I’ve been spending a lot of time thinking about language and communication lately, particularly the largely-unexamined assumptions about language that lurk in the background of my particular branch of democratic theory. I’ll write something longer about that shortly, but broadly speaking I think of language in rather anthropological terms as fluid systems of social meaning-making, not as fixed systems for conveying pre-linguistic truth.

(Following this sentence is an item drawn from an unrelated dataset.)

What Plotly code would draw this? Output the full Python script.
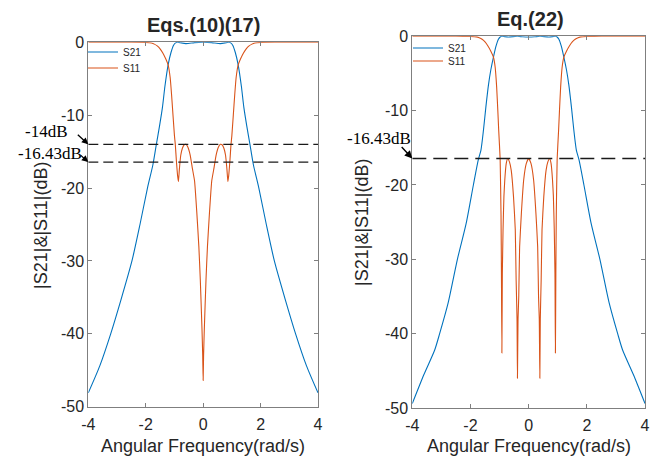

Despite that, I have to confess I can be somewhat of a pedant when it comes to my own language. I could spend a whole lot of time trying to nuance that, but for now, I want to mark the end of 2018 by heartily wishing for the end of three recent words and phrases. They should be buried deep in a bog and not dug up for a thousand years.

“Gifting”

OK, so turning nouns into verbs has been going on for a long, long time, but on what dark side of what hellish planet did the perfectly useful and widespread verb “to give” turn into the abomination “to gift”? There is no context in which “she gifted it to me” is better than “she gave it to me”. Stop it. Now.

“Learnings”

This one puts a verb in place of a noun: the increasingly-widespread replacement of the long-respected “lessons” with “learnings”. I couldn’t believe my ears when I first heard this. Do the people who use this word realise that it started as a mockery of English from a Sacha Baron Cohen movie? If you don’t want to sound like Borat, stop saying “learnings”.

“In this space”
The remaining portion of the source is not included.